ALPHER : C’est en 1871 que fut fondée la première association hutoise de libre pensée : le Cercle rationaliste La Libre Pensée. Son programme consistait en l’organisation de conférences et de cours pour les travailleurs souhaitant présenter l’examen de capacité pour voter, l’aide à l’organisation des enterrements civils, le soutien de ses affiliés qui voulaient se soustraire au joug de l’Église catholique en faisant respecter leurs dernières volontés, et donc avoir droit à des funérailles non religieuses et une sépulture décente. Ces combats sont restés les mêmes (ce n’est que depuis le 1er février 2010 qu’un décret garantit le respect des volontés de chacun tant pour les sépultures que pour les cérémonies, y compris pour les indigents). Ils sont intemporels, puisque la libre pensée est une attitude qui consiste à refuser tout dogmatisme religieux, philosophique ou autre, et à se fier principalement à ses propres expériences et à la raison pour penser ou juger. Au fil des décennies, son programme va se structurer sur quatre grands principes : la laïcité (la séparation des Églises et de l’État), la lutte contre les dogmes, l’obscurantisme, les fondamentalismes et toutes les formes d’intégrisme, le refus des guerres par le pacifisme et l’internationalisme et le refus de toute oppression économique et sociale.

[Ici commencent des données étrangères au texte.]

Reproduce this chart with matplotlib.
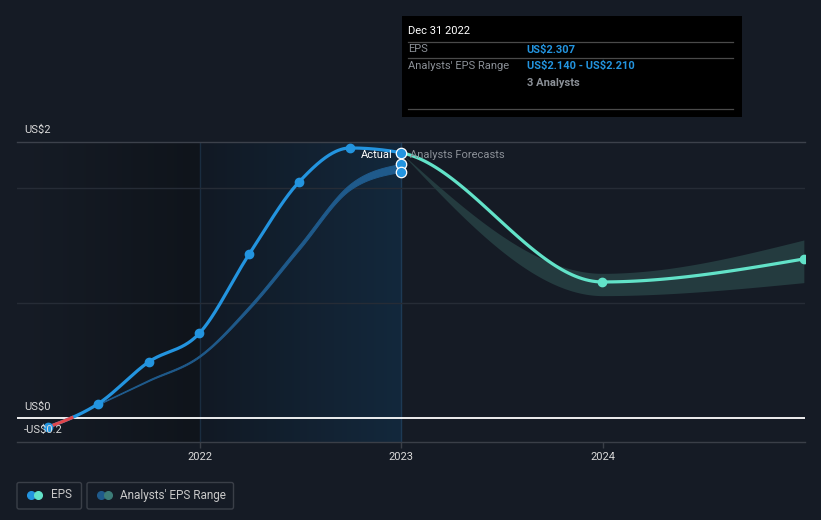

S&F : En janvier 2015, de tragiques événements ont tenté d’assassiner la liberté d’expression et de pensée. Quel rôle votre association peut-elle jouer pour combattre ces extrémismes ?

La Raison de Spa : La grande menace actuelle est le repli sur soi de notre société, l’affrontement religieux. Notre association est implantée dans une ville où les problèmes de cohabitation sont peu fréquents. Cependant, il y a un extrémisme anti-musulman latent. Une fois encore, nous essayons de faire passer notre message de tolérance à travers les jeunes. Comme le disait un de nos anciens présidents, à travers nos différences, nous appliquons toujours le principe du « respect sourcilleux des autres et de soi-même ». C’est toujours dans cette voie que nous essayons de conduire notre cercle.

ALPHER : La première chose est évidemment de redire notre devoir de vigilance et d’observation attentive. Nous nous offusquons volontiers de la présence de crèches de Noël dans certaines enceintes parlementaires. Nous devons certes rappeler la nécessité de garantir la neutralité des espaces publics, mais sans l’étroitesse d’esprit qui rend la critique caricaturale et stérile. Combien de laïques se sont inquiétés, par contre, le 20 septembre 2012, lorsqu’a été rendue publique une déclaration commune de responsables de l’Union européenne, de l’Organisation de la Conférence Islamique, de la Ligue arabe et de l’Union africaine qui, tout en reconnaissant la liberté d’expression, insistait sur l’importance de respecter tous les prophètes. Ce texte encourage clairement les poursuites contre les personnes considérées comme coupables du délit de blasphème.

Nous devons remettre la citoyenneté en mouvement, oser sortir des schémas actuels, retrouver des réflexes humains et fluidifier, dans la société, ce qui est aujourd’hui immobile et enkysté par des logiques économiques cyniques (qui sont aussi l’œuvre d’êtres humains).

Un faisceau de stratégies doit être mis en œuvre, conçu, réfléchi, débattu et organisé avec l’ensemble des acteurs locaux et touchant tous les lieux de socialisation, de la petite enfance au grand âge. Nous devons remettre la citoyenneté en mouvement, oser sortir des schémas actuels, retrouver des réflexes humains et fluidifier, dans la société, ce qui est aujourd’hui immobile et enkysté par des logiques économiques cyniques (qui sont aussi l’œuvre d’êtres humains). En un mot, avoir l’audace de l’utopie et de la créativité positive.